Even back then, it felt to me like Plath was writing from this secret, shared subterranean place—a place where girls and women let loose all their “unacceptable” feelings: bald ambition, aggression, frustration, resentment, rage. But now, in 2018, that place no longer feels so subterranean. “The anger window is open,” Rebecca Traister wrote last November. “For decades, centuries, it was closed: Something bad happened to you, you shoved it down, you maybe told someone but probably didn’t get much satisfaction—emotional or practical—from the confession.” In the aftermath of the 2016 campaign, the inauguration, the Harvey Weinstein scandal and everything that’s followed, it’s impossible to shake the feeling that the lid’s been torn off. The subterranean is no longer subterranean. Instead, it’s terra not-so-firma. Everything’s different now.
There’s always been a drumbeat of disapproval of Plath’s work, and it often comes down to: She’s just too much. A 1966 Time review of Ariel refers to “Daddy” as that “strange and terrible poem” Plath composed during her “last sick slide toward suicide,” adding that its style is as “brutal as a truncheon.” M.L. Rosenthal’s 1965 review of Ariel in The Spectator finds several of the poems “hard to penetrate in their morbid secretiveness” and puzzles uncomfortably over the way they seem to “make a weirdly incantatory black magic against unspecified persons and situations.” Years later, in the New Criterion, Bruce Bawer would refer to Plath’s “shrill, deranged” voice in the Ariel poems. She’s too much, too loud, too hysterical; she’s taking up too much space. It’s fascinating to read this criticism today, when political and cultural rhetoric runs searingly hot, when the standards for hyperbole have dramatically shifted, and when charges of female shrillness resonate more deeply than ever.

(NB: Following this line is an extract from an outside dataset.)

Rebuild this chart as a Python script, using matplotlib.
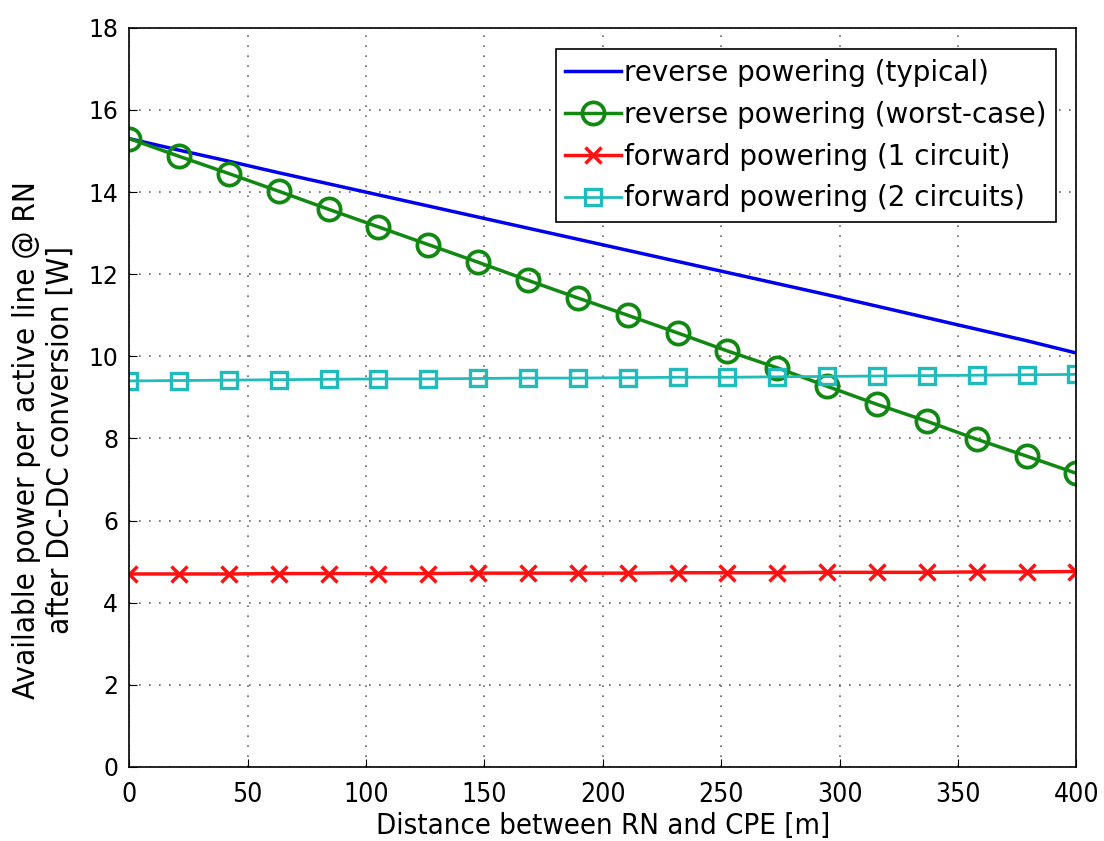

That’s why I’ve found myself returning to Plath so much in the last two years. Her recordings became the de facto soundtrack to my latest novel, Give Me Your Hand, begun in the early stages of the 2016 presidential campaign and completed just after the inauguration. It’s the story of three brilliant, ambitious women seeking a cure for premenstrual dysphoric disorder, otherwise known as “extreme PMS.” There was something deeply unsettling about trying to bring to life the creeping misogyny within the male-dominated world of scientific research as the headlines blared. One day, it was candidate Donald Trump dismissing Megyn Kelly’s pointed questions by seemingly referencing her menstrual period; the next, it was “Grab them by the pussy.” Amid the cries of “Lock her up” and “Bern the Witch,” I listened to Plath over and over, but it was different now. Hearing her firm, authoritative voice, I couldn’t help thinking of the incessant criticism of Hillary Clinton’s voice as “shrill” and her laugh a cackle. I imagined what those critics might think of Plath’s voice: ruthless, relentless, witchy. Suddenly, the recordings seemed to take on an even greater strength. They felt bracing, invigorating. They felt like a battle cry.

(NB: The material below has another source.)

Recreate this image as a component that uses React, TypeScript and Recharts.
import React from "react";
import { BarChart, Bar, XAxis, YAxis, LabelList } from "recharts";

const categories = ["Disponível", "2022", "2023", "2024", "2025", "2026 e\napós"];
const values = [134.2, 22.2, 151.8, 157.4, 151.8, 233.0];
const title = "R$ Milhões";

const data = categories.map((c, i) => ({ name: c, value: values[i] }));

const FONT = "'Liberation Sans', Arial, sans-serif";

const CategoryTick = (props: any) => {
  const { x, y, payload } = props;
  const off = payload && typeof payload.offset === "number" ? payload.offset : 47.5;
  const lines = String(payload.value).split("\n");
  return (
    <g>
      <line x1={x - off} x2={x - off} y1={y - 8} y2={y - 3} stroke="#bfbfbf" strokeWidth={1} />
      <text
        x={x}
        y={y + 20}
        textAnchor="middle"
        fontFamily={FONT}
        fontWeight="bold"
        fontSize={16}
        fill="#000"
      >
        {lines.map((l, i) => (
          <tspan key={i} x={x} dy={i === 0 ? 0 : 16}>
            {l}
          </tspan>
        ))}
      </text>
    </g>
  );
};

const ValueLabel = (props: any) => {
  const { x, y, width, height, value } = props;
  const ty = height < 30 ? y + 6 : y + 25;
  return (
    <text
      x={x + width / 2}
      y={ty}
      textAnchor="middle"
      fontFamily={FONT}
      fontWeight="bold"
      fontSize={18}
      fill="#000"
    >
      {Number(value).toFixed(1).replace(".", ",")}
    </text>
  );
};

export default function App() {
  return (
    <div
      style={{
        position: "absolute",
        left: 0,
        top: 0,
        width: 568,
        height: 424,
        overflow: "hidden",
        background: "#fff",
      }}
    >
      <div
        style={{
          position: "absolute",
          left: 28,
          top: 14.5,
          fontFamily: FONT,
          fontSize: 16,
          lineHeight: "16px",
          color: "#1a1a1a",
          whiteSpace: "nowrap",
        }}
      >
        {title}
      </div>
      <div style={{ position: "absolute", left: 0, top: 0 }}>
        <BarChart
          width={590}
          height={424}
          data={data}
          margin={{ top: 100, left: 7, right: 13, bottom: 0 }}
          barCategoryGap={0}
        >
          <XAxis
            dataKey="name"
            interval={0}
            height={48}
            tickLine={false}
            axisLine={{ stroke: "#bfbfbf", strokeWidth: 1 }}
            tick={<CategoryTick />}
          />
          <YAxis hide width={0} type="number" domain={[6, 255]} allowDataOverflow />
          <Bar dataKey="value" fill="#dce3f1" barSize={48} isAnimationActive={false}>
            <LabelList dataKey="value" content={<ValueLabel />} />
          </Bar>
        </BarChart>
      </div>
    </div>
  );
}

There’s a long tradition of playing connect the dots between Plath’s biography and her writing. I, too, used to indulge in this line of thinking, titillated by the details of Plath’s life: her struggles with depression, her tumultuous marriage to poet Ted Hughes, her suicide. But this approach to her work feels different now too. It’s a way to diminish her writing as “personal” and thus small, even narcissistic. The argument is familiar. It’s the same one that pigeonholes fiction by and about women as “domestic novels” or movies about women as “chick flicks.” But as with those novels and movies, the issues with which Plath wrestles are the ones now consuming us: fear of female ambition, fear of the female body and the female voice, and perhaps most of all, fear of female power. The subterranean space Plath gave voice to for decades has become our daily landscape, and she serves as our sage, our guide. “I know the bottom,” she writes in “Elm.” “I know it with my great tap root: / It is what you fear. / I do not fear it: I have been there.”

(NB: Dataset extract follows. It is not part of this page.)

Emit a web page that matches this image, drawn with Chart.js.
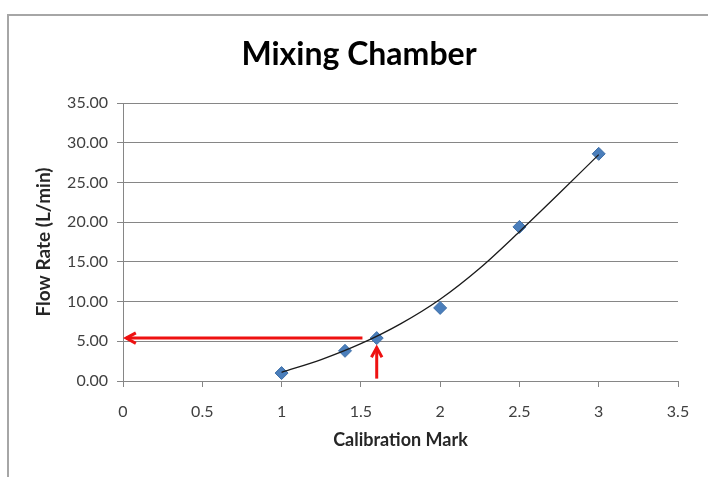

It’s no surprise, then, that Plath seems more omnipresent than ever: Kirsten Dunst is developing The Bell Jar for the screen, a recent auction of Plath’s belongings garnered $551,862, and an exhibit of her belongings at the National Portrait Gallery featured everything from a ribboned ponytail of her to her Girl Scout uniform. But there’s something particularly exhilarating about young women responding to her with the same fervency I did a quarter century ago. As I listened to that cassette of Plath reading, millennial women tattoo The Bell Jar’s “I am I am I am” on their forearms, or fill their Tumblr and Instagram feeds with Plath quotes, excerpts and stanzas transformed into cris de coeur. The hands-down favorite is from “Lady Lazarus.” “Beware,” the speaker warns. “Out of the ash I rise with my red hair and I eat men like air.”
Lately, whenever I talk with a young woman about Plath or teach “Daddy” to undergrads, I think about the first critique of Plath I ever heard. It was a movie scene: a man visiting a woman’s apartment for the first time plucks a copy of Ariel from her book shelf. “Interesting poetess,” he says, “whose tragic suicide was misinterpreted as romantic by the college-girl mentality.” The woman fumbles shyly and replies, self-effacingly, “Oh, yeah, right. I don’t know. Some of her poems seem neat.” Watching this exchange, I felt the burn of recognition. Because at the time, I was that “college girl” in thrall to Plath. I’m a cliché, I thought. But on a deeper level, I felt dismissed, diminished. The movie, of course, was Woody Allen’s Annie Hall. Now, when I watch that scene—the man’s casual dismissal, the woman’s abashed response, the laughter in the audience—it looks so different. Everything looks different now.